French property sales surge to record highs on excellent purchase conditions
French property agents and developers are all talking about a return to the heyday of French property sales in the middle of the last decade as sales surge on the weak euro and ultra-low interest rates, reports French Private Finance.
“One of our major partners has experienced record sales on new-build property in the Alps posting 40% of last year’s turnover in the last two months alone and the trend is set to continue for the rest of the season with idioms ‘selling like hot cakes’ and ‘des pains au chocolat’ being mentioned,” comments John Busby, Private Clients Director at French Private Finance.

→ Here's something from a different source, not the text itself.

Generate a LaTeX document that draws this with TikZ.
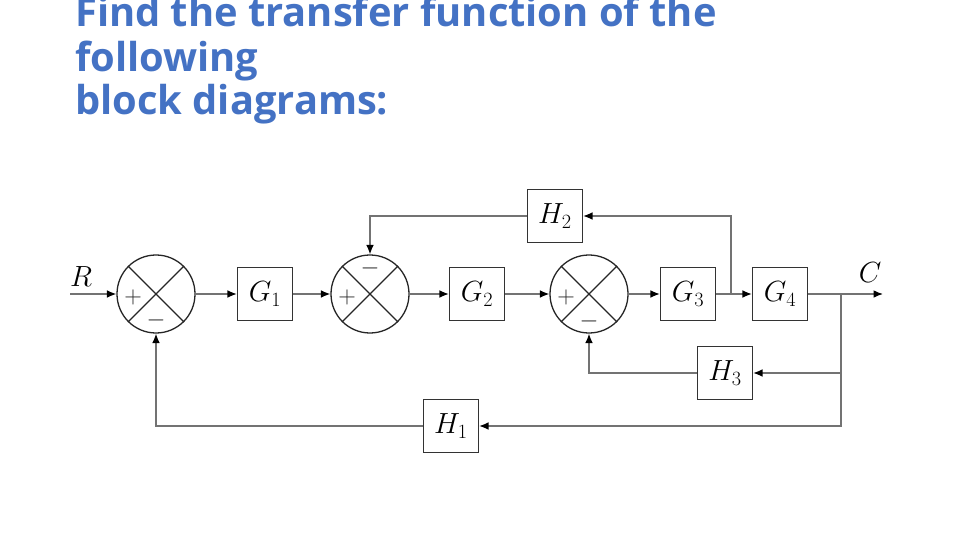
\documentclass[tikz,border=0pt]{standalone}
\usepackage{fontspec}
\newfontfamily\titlefont{Open Sans}
\usetikzlibrary{arrows.meta}
\definecolor{titleblue}{RGB}{68,114,196}

\begin{document}
\begin{tikzpicture}[
    x=0.03cm, y=-0.03cm,
    >={Latex[length=8pt, width=6.5pt, color=black]},
    wire/.style={line width=1.1pt, black!55},
    sig/.style={->, line width=1.1pt, black!55},
    block/.style={draw=black!80, line width=1.1pt, minimum width=1.65cm, minimum height=1.59cm, inner sep=0pt, font=\fontsize{25}{28}\selectfont},
    sumc/.style={circle, draw=black!85, line width=1.1pt, minimum size=2.34cm, inner sep=0pt},
    sign/.style={font=\fontsize{22}{24}\selectfont, text=black!85, inner sep=0pt},
    lbl/.style={font=\fontsize{24}{26}\selectfont, inner sep=0pt},
    headline/.style={anchor=base west, inner sep=0pt, text=titleblue, font=\titlefont\bfseries\fontsize{34}{38}\selectfont}
]
    \clip (0,0) rectangle (960,540);
    \fill[white] (0,0) rectangle (960,540);

    % title
    \node[headline] (title1) at (75,27) {Find the transfer function of the};
    \node[headline] (title2) at (75,72) {following};
    \node[headline] (title3) at (75,115) {block diagrams:};

    % forward path
    \node[sumc] (s1) at (156,294) {};
    \node[block] (g1) at (265,294) {$G_1$};
    \node[sumc] (s2) at (370,294) {};
    \node[block] (g2) at (477,294) {$G_2$};
    \node[sumc] (s3) at (589,294) {};
    \node[block] (g3) at (688,294) {$G_3$};
    \node[block] (g4) at (780,294) {$G_4$};

    % feedback blocks
    \node[block] (h2) at (555,216) {$H_2$};
    \node[block] (h3) at (725,373) {$H_3$};
    \node[block] (h1) at (451,426) {$H_1$};

    \coordinate (in) at (70,294);
    \coordinate (out) at (883,294);
    \coordinate (p34) at (731,294);
    \coordinate (pc) at (841,294);

    \node[lbl] (rlab) at (81,277) {$R$};
    \node[lbl] (clab) at (870,273) {$C$};

    % summing junctions
    \foreach \s in {s1,s2,s3} {
        \draw[wire, black!85] (\s.45) -- (\s.225);
        \draw[wire, black!85] (\s.135) -- (\s.-45);
    }
    \node[sign] (s1p) at (133,297) {$+$};
    \node[sign] (s1m) at (156,320) {$-$};
    \node[sign] (s2p) at (347,297) {$+$};
    \node[sign] (s2m) at (370,268) {$-$};
    \node[sign] (s3p) at (566,297) {$+$};
    \node[sign] (s3m) at (589,321) {$-$};

    % connectors
    \draw[sig] (in) -- (s1);
    \draw[sig] (s1) -- (g1);
    \draw[sig] (g1) -- (s2);
    \draw[sig] (s2) -- (g2);
    \draw[sig] (g2) -- (s3);
    \draw[sig] (s3) -- (g3);
    \draw[sig] (g3) -- (g4);
    \draw[sig] (g4) -- (out);

    \draw[sig] (p34) |- (h2.east);
    \draw[sig] (h2.west) -| (s2.north);
    \draw[sig] (pc) |- (h3.east);
    \draw[sig] (h3.west) -| (s3.south);
    \draw[sig] (pc) |- (h1.east);
    \draw[sig] (h1.west) -| (s1.south);
\end{tikzpicture}
\end{document}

“The biggest difference now is that current purchase values are much higher than they were in 2005 with many more people buying in the €1m+ range,” adds Busby. “Whilst non-resident transactions are up across France, the Alps are in special focus and with the all-time low for a 20-year fixed rate mortgage now at 2.65% for a standard client, we can certainly see the buying spree continuing for some time to come.”

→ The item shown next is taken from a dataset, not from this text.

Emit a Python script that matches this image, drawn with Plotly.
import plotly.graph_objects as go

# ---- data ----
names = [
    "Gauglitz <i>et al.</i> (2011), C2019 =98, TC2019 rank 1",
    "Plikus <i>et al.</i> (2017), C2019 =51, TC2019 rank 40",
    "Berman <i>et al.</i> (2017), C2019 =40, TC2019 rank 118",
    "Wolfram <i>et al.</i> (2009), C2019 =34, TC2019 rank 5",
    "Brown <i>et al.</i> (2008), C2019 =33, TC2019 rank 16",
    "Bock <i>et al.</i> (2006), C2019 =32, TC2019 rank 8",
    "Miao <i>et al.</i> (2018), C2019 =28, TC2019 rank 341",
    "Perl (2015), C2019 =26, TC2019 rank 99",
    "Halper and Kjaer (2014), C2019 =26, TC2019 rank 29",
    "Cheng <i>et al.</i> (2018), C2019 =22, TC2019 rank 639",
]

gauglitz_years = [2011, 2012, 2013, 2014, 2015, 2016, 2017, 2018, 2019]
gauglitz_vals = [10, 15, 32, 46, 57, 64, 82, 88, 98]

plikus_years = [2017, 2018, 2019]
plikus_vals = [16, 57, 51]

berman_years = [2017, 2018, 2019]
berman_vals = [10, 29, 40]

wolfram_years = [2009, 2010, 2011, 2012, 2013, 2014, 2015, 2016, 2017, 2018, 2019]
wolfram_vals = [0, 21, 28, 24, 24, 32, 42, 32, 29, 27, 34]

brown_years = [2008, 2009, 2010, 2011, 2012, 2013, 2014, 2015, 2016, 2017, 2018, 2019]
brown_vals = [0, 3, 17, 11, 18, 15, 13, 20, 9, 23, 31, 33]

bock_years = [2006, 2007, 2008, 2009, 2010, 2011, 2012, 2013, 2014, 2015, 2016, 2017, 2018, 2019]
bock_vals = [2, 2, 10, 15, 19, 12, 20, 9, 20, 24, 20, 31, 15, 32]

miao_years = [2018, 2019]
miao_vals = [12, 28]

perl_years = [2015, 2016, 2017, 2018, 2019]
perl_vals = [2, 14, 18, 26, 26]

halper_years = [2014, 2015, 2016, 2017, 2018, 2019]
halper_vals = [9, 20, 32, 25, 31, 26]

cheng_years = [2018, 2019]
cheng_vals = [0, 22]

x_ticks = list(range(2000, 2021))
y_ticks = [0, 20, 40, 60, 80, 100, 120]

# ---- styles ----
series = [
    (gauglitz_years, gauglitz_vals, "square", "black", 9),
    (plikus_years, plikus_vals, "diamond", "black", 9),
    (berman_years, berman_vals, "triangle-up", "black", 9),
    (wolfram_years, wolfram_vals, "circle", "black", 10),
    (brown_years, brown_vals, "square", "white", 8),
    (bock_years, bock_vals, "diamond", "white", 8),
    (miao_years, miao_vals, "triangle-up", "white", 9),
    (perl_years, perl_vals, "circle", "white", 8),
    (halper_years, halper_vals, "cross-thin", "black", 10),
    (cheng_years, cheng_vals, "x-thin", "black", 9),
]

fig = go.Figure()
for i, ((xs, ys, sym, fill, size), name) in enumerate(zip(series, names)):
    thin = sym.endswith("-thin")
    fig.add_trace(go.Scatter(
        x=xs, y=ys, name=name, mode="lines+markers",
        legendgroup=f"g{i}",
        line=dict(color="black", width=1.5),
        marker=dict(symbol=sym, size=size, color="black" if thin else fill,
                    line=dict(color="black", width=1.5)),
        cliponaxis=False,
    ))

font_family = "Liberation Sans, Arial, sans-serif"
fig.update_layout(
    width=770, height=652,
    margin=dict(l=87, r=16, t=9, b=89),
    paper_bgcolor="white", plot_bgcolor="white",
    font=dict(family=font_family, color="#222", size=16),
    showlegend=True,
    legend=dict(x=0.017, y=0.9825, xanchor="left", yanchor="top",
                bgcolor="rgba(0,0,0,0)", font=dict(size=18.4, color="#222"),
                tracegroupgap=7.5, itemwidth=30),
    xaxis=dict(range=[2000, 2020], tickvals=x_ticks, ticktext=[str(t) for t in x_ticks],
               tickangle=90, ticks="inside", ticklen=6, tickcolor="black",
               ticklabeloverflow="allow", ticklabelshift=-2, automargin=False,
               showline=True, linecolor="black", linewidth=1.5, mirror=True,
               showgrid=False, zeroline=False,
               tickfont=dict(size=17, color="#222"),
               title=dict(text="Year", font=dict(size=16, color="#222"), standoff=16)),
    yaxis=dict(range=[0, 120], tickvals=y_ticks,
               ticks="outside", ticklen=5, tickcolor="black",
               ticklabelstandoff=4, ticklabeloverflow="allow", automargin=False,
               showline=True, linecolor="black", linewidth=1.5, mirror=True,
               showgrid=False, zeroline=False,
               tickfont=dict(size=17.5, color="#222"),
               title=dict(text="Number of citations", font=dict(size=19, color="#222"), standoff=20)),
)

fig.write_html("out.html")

“Sterling buyers have become more than 15% better off in twelve months but dollar buyers have by far the strongest position with almost a 25% difference year on year,” continues Busby. On average, over the last 12 months the Euro has fallen by more than 15% against the major currencies according to data from xe.com.
“The combination of cheap lending, low mortgage rates and softening house prices in some locations is sending the market into overdrive.”
French chalet market reaps benefits of Swiss decision to drop the CHF-EUR rate peg
Two months have now passed since the Swiss government stunned markets and dropped the fixed exchange rate between the Swiss franc and the euro. “Swiss property became 15% more expensive overnight and chalet buyers in particular were quick to turn their focus across the border,” adds Busby. “We were already seeing record numbers of €1.0m+ applications, but since the rate peg was scrapped the number of French ski chalet hunters has doubled.”
The Swiss National Bank introduced the exchange-rate peg in 2011 to provide some security while financial markets around the world were in turmoil. “With the CHF considered as a true save haven, investors flocked to the franc, driving up its value, which was a bad thing for Switzerland as it relies heavily on exports,” comments Lloyd Hughes at Athena Advisors. “Some say that the dropping of the rate cap was down to political worries about inflation, but largely it was because of the weakening Euro dragging it down and Mario Draghi’s plans for quantitative easing. Whatever the reasons behind the move, it has certainly stoked up the top end chalet market in France.”